##### MATERIAL FOR THIS EXERCISE

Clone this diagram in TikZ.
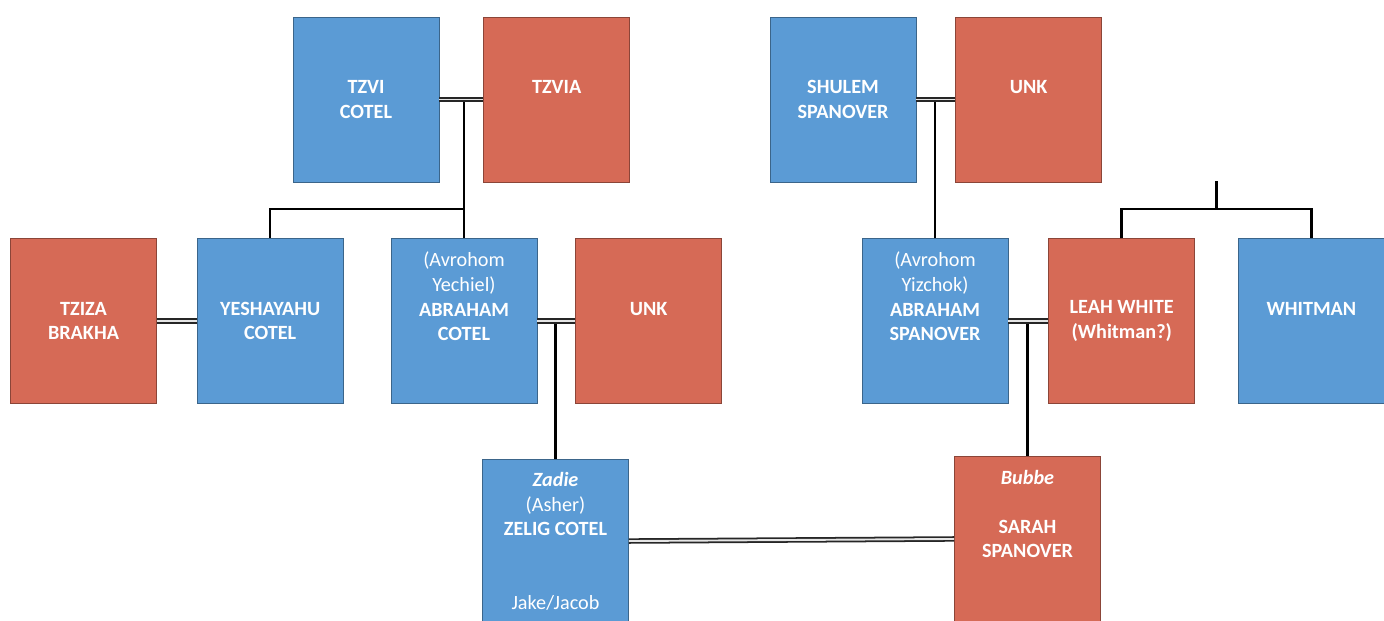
\documentclass[tikz,border=0pt]{standalone}
\usepackage{fontspec}
\setmainfont{Carlito}
\usetikzlibrary{positioning,calc}
\definecolor{maleblue}{RGB}{91,155,213}
\definecolor{femalered}{RGB}{214,106,86}
\tikzset{
  person/.style={draw, minimum width=2.92cm, minimum height=3.3cm, inner sep=0pt,
    align=center, text=white, font=\fontsize{11.5}{14}\selectfont\bfseries},
  male/.style={person, fill=maleblue, draw=maleblue!65!black},
  female/.style={person, fill=femalered, draw=femalered!65!black},
  wed/.style={draw=black!85, line width=1pt, double=white!90!black, double distance=1.1pt},
  kin/.style={line width=1.4pt}
}
\begin{document}
\begin{tikzpicture}[node distance=0.8cm]
        \useasboundingbox (0,0) rectangle (27.68,-12.42);
        % grandparents
        \node[male] (tzvi) at (7.32,-1.99) {TZVI\\COTEL};
        \node[female, right=0.88cm of tzvi] (tzvia) {TZVIA\\~};
        \node[male] (shulem) at (16.86,-1.99) {SHULEM\\SPANOVER};
        \node[female, right=0.78cm of shulem] (unka) {UNK\\~};
        % parents
        \node[female] (tziza) at (1.67,-6.42) {TZIZA\\BRAKHA};
        \node[male, right=of tziza] (yesh) {YESHAYAHU\\COTEL};
        \node[male] (abrc) at (9.28,-6.42) {{\mdseries (Avrohom}\\{\mdseries Yechiel)}\\ABRAHAM\\COTEL\\~\\~};
        \node[female, right=0.76cm of abrc] (unkb) {UNK\\~};
        \node[male] (abrs) at (18.70,-6.42) {{\mdseries (Avrohom}\\{\mdseries Yizchok)}\\ABRAHAM\\SPANOVER\\~\\~};
        \node[female, right=of abrs] (leah) {LEAH WHITE\\(Whitman?)};
        \node[male, right=0.86cm of leah] (whitman) {WHITMAN\\~};
        % couple
        \node[male] (zelig) at (11.11,-10.83) {{\itshape Zadie}\\{\mdseries (Asher)}\\ZELIG COTEL\\~\\~\\{\mdseries Jake/Jacob}};
        \node[female] (sarah) at (20.55,-10.77) {{\itshape Bubbe}\\~\\SARAH\\SPANOVER\\~\\~};
        \coordinate[above=0.58cm of abrc.north] (fork1);
        \coordinate (fork2) at ($(leah.north)!0.5!(whitman.north)+(0,0.58)$);
        \coordinate[above=0.56cm of fork2] (stub);
        \draw[kin] (abrc.north) -- (abrc.north |- tzvi.east);
        \draw[kin] (fork1) -| (yesh.north);
        \draw[kin] (abrs.north) -- (abrs.north |- shulem.east);
        \draw[kin] (zelig.north) -- (zelig.north |- abrc.east);
        \draw[kin] (sarah.north) -- (sarah.north |- abrs.east);
        \draw[kin] (leah.north) |- (fork2) -| (whitman.north);
        \draw[kin] (fork2) -- (stub);
        \path
        (tzvi) edge[wed] (tzvia)
        (shulem) edge[wed] (unka)
        (tziza) edge[wed] (yesh)
        (abrc) edge[wed] (unkb)
        (abrs) edge[wed] (leah)
        (zelig) edge[wed] (sarah);
\end{tikzpicture}
\end{document}
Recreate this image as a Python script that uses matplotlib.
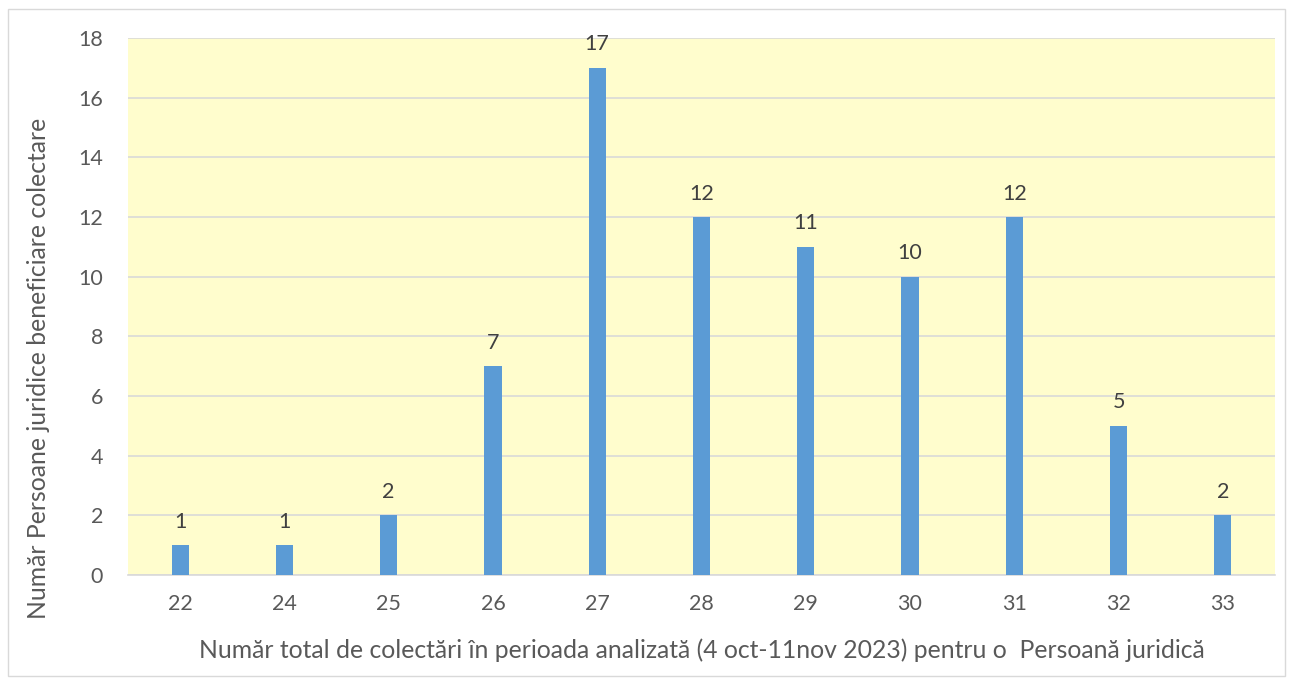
import matplotlib.pyplot as plt
from matplotlib.patches import Rectangle
import numpy as np

categories = ['22', '24', '25', '26', '27', '28', '29', '30', '31', '32', '33']
counts = [1, 1, 2, 7, 17, 12, 11, 10, 12, 5, 2]
yticks = [0, 2, 4, 6, 8, 10, 12, 14, 16, 18]

xlabel = 'Număr total de colectări în perioada analizată (4 oct-11nov 2023) pentru o  Persoană juridică'
ylabel = 'Număr Persoane juridice beneficiare colectare'

plt.rcParams['font.family'] = ['Lato', 'DejaVu Sans']

fig = plt.figure(figsize=(12.93, 6.84), dpi=100)
ax = fig.add_axes([128 / 1293, 1 - 575 / 684, (1275 - 128) / 1293, (575 - 38) / 684])

x = np.arange(len(categories))
ax.bar(x, counts, width=0.165, color='#5B9BD5', zorder=3)
for xi, v in zip(x, counts):
    ax.text(xi, v + 0.45, str(v), ha='center', va='bottom', fontsize=15.5, color='#404040')

ax.set_facecolor('#FFFDCD')
ax.set_xlim(-0.5, len(categories) - 0.5)
ax.set_ylim(0, 18)
ax.set_yticks(yticks)
ax.set_xticks(x)
ax.set_xticklabels(categories)
ax.grid(axis='y', color='#D9D9D9', linewidth=1.2, zorder=0)
ax.tick_params(length=0, labelsize=15.5, labelcolor='#595959')
ax.tick_params(axis='x', pad=14)
ax.tick_params(axis='y', pad=18)
for s in ['top', 'right', 'left']:
    ax.spines[s].set_visible(False)
ax.spines['bottom'].set_color('#D9D9D9')
ax.spines['bottom'].set_linewidth(1.2)

ax.set_xlabel(xlabel, fontsize=17.8, color='#595959', labelpad=17)
ax.set_ylabel(ylabel, fontsize=17.8, color='#595959')
ax.yaxis.set_label_coords(-0.068, 0.384)

fig.patches.append(Rectangle((8 / 1293, 1 - 676 / 684), (1285 - 8) / 1293, (676 - 9) / 684,
                             transform=fig.transFigure, fill=False, edgecolor='#D9D9D9', linewidth=1))

fig.savefig('out.png', dpi=100)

##########

SET EXERCISE:
Generate a word-for-word copy of the preceding records, excluding all pictures.

EXERCISE ANSWER:
Clone this diagram in TikZ.
\documentclass[tikz,border=0pt]{standalone}
\usepackage{fontspec}
\setmainfont{Carlito}
\usetikzlibrary{positioning,calc}
\definecolor{maleblue}{RGB}{91,155,213}
\definecolor{femalered}{RGB}{214,106,86}
\tikzset{
  person/.style={draw, minimum width=2.92cm, minimum height=3.3cm, inner sep=0pt,
    align=center, text=white, font=\fontsize{11.5}{14}\selectfont\bfseries},
  male/.style={person, fill=maleblue, draw=maleblue!65!black},
  female/.style={person, fill=femalered, draw=femalered!65!black},
  wed/.style={draw=black!85, line width=1pt, double=white!90!black, double distance=1.1pt},
  kin/.style={line width=1.4pt}
}
\begin{document}
\begin{tikzpicture}[node distance=0.8cm]
        \useasboundingbox (0,0) rectangle (27.68,-12.42);
        % grandparents
        \node[male] (tzvi) at (7.32,-1.99) {TZVI\\COTEL};
        \node[female, right=0.88cm of tzvi] (tzvia) {TZVIA\\~};
        \node[male] (shulem) at (16.86,-1.99) {SHULEM\\SPANOVER};
        \node[female, right=0.78cm of shulem] (unka) {UNK\\~};
        % parents
        \node[female] (tziza) at (1.67,-6.42) {TZIZA\\BRAKHA};
        \node[male, right=of tziza] (yesh) {YESHAYAHU\\COTEL};
        \node[male] (abrc) at (9.28,-6.42) {{\mdseries (Avrohom}\\{\mdseries Yechiel)}\\ABRAHAM\\COTEL\\~\\~};
        \node[female, right=0.76cm of abrc] (unkb) {UNK\\~};
        \node[male] (abrs) at (18.70,-6.42) {{\mdseries (Avrohom}\\{\mdseries Yizchok)}\\ABRAHAM\\SPANOVER\\~\\~};
        \node[female, right=of abrs] (leah) {LEAH WHITE\\(Whitman?)};
        \node[male, right=0.86cm of leah] (whitman) {WHITMAN\\~};
        % couple
        \node[male] (zelig) at (11.11,-10.83) {{\itshape Zadie}\\{\mdseries (Asher)}\\ZELIG COTEL\\~\\~\\{\mdseries Jake/Jacob}};
        \node[female] (sarah) at (20.55,-10.77) {{\itshape Bubbe}\\~\\SARAH\\SPANOVER\\~\\~};
        \coordinate[above=0.58cm of abrc.north] (fork1);
        \coordinate (fork2) at ($(leah.north)!0.5!(whitman.north)+(0,0.58)$);
        \coordinate[above=0.56cm of fork2] (stub);
        \draw[kin] (abrc.north) -- (abrc.north |- tzvi.east);
        \draw[kin] (fork1) -| (yesh.north);
        \draw[kin] (abrs.north) -- (abrs.north |- shulem.east);
        \draw[kin] (zelig.north) -- (zelig.north |- abrc.east);
        \draw[kin] (sarah.north) -- (sarah.north |- abrs.east);
        \draw[kin] (leah.north) |- (fork2) -| (whitman.north);
        \draw[kin] (fork2) -- (stub);
        \path
        (tzvi) edge[wed] (tzvia)
        (shulem) edge[wed] (unka)
        (tziza) edge[wed] (yesh)
        (abrc) edge[wed] (unkb)
        (abrs) edge[wed] (leah)
        (zelig) edge[wed] (sarah);
\end{tikzpicture}
\end{document}
Recreate this image as a Python script that uses matplotlib.
import matplotlib.pyplot as plt
from matplotlib.patches import Rectangle
import numpy as np

categories = ['22', '24', '25', '26', '27', '28', '29', '30', '31', '32', '33']
counts = [1, 1, 2, 7, 17, 12, 11, 10, 12, 5, 2]
yticks = [0, 2, 4, 6, 8, 10, 12, 14, 16, 18]

xlabel = 'Număr total de colectări în perioada analizată (4 oct-11nov 2023) pentru o  Persoană juridică'
ylabel = 'Număr Persoane juridice beneficiare colectare'

plt.rcParams['font.family'] = ['Lato', 'DejaVu Sans']

fig = plt.figure(figsize=(12.93, 6.84), dpi=100)
ax = fig.add_axes([128 / 1293, 1 - 575 / 684, (1275 - 128) / 1293, (575 - 38) / 684])

x = np.arange(len(categories))
ax.bar(x, counts, width=0.165, color='#5B9BD5', zorder=3)
for xi, v in zip(x, counts):
    ax.text(xi, v + 0.45, str(v), ha='center', va='bottom', fontsize=15.5, color='#404040')

ax.set_facecolor('#FFFDCD')
ax.set_xlim(-0.5, len(categories) - 0.5)
ax.set_ylim(0, 18)
ax.set_yticks(yticks)
ax.set_xticks(x)
ax.set_xticklabels(categories)
ax.grid(axis='y', color='#D9D9D9', linewidth=1.2, zorder=0)
ax.tick_params(length=0, labelsize=15.5, labelcolor='#595959')
ax.tick_params(axis='x', pad=14)
ax.tick_params(axis='y', pad=18)
for s in ['top', 'right', 'left']:
    ax.spines[s].set_visible(False)
ax.spines['bottom'].set_color('#D9D9D9')
ax.spines['bottom'].set_linewidth(1.2)

ax.set_xlabel(xlabel, fontsize=17.8, color='#595959', labelpad=17)
ax.set_ylabel(ylabel, fontsize=17.8, color='#595959')
ax.yaxis.set_label_coords(-0.068, 0.384)

fig.patches.append(Rectangle((8 / 1293, 1 - 676 / 684), (1285 - 8) / 1293, (676 - 9) / 684,
                             transform=fig.transFigure, fill=False, edgecolor='#D9D9D9', linewidth=1))

fig.savefig('out.png', dpi=100)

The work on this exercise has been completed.